-- start Available records --

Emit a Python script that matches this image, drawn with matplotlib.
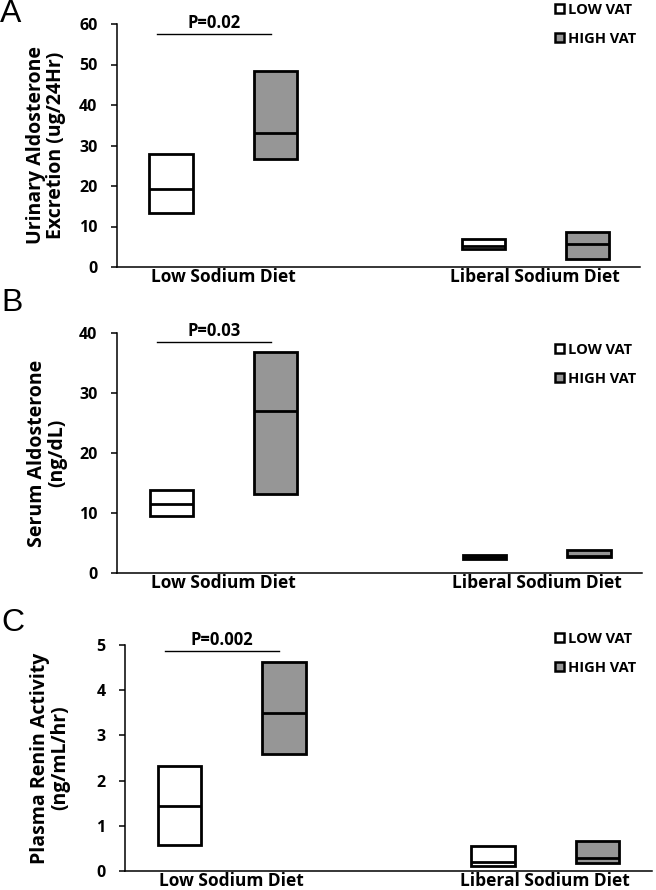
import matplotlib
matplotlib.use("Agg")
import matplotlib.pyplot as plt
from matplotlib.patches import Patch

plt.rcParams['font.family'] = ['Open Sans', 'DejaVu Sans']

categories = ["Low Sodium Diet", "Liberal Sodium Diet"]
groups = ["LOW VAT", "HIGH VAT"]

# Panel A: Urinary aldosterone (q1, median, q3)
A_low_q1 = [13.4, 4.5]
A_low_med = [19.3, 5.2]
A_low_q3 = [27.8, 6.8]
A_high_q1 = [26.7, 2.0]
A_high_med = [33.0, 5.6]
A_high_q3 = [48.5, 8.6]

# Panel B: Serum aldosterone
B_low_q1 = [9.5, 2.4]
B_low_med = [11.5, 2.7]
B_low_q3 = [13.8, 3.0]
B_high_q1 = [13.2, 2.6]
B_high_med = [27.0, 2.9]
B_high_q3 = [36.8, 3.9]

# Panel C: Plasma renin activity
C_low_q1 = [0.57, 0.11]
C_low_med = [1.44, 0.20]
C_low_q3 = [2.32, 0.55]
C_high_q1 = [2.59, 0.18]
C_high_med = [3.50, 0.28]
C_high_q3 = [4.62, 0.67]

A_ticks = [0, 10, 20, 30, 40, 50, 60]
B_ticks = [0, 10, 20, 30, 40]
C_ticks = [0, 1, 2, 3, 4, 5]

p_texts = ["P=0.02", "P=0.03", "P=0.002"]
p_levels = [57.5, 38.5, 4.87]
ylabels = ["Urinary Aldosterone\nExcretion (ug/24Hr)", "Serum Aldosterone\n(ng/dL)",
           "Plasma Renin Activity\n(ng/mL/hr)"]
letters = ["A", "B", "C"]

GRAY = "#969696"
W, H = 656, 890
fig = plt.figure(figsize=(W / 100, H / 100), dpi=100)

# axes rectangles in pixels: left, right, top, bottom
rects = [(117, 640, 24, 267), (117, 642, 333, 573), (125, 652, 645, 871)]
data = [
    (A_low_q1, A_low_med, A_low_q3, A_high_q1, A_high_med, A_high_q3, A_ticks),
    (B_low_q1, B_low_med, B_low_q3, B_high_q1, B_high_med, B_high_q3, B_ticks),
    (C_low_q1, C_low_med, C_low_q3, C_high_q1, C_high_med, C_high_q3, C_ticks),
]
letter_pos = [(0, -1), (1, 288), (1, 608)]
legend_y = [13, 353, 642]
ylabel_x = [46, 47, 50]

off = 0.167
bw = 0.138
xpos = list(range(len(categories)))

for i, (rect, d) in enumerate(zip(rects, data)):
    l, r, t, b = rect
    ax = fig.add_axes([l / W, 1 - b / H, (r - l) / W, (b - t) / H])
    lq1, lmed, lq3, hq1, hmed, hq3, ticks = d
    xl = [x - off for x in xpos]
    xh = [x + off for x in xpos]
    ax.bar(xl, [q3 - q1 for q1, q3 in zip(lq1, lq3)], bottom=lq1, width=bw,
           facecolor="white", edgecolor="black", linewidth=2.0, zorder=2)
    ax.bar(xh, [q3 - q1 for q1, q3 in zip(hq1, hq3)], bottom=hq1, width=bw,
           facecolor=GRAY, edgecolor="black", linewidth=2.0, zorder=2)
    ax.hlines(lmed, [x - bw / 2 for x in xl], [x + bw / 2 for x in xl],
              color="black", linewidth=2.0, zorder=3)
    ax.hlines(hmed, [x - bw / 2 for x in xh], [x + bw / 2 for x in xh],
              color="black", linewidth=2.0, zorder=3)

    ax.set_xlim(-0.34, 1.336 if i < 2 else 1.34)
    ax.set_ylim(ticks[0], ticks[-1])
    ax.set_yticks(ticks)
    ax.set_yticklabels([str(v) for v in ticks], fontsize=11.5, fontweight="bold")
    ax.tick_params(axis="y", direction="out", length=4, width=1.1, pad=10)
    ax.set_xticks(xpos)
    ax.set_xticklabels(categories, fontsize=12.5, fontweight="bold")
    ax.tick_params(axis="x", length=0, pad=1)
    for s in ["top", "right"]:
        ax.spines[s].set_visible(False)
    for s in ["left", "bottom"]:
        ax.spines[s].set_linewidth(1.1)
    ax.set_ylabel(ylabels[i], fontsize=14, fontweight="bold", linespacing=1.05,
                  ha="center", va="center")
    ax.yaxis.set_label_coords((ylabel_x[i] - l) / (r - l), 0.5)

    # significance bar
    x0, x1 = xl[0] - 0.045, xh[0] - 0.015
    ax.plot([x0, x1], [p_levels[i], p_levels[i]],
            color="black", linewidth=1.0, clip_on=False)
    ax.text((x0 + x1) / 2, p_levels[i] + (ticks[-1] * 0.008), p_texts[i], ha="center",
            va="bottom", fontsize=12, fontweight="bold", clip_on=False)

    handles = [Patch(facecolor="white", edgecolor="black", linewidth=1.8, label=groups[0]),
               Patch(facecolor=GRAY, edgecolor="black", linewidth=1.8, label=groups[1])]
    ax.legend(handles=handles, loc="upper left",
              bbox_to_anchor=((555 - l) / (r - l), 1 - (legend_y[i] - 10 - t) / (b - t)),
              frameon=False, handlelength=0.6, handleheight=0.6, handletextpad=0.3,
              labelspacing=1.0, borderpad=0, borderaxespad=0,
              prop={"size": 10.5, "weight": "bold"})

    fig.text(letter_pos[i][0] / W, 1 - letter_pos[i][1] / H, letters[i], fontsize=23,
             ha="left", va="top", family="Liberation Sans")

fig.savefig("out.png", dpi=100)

-- end Available records --
-- start Available records --

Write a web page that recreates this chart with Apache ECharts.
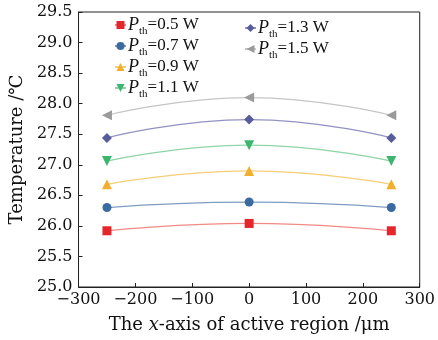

-- end Available records --

• To be done: Read the entries and show each line that mentions "matplotlib".

• Exercise answer:
Emit a Python script that matches this image, drawn with matplotlib.
import matplotlib
matplotlib.use("Agg")
import matplotlib.pyplot as plt
from matplotlib.patches import Patch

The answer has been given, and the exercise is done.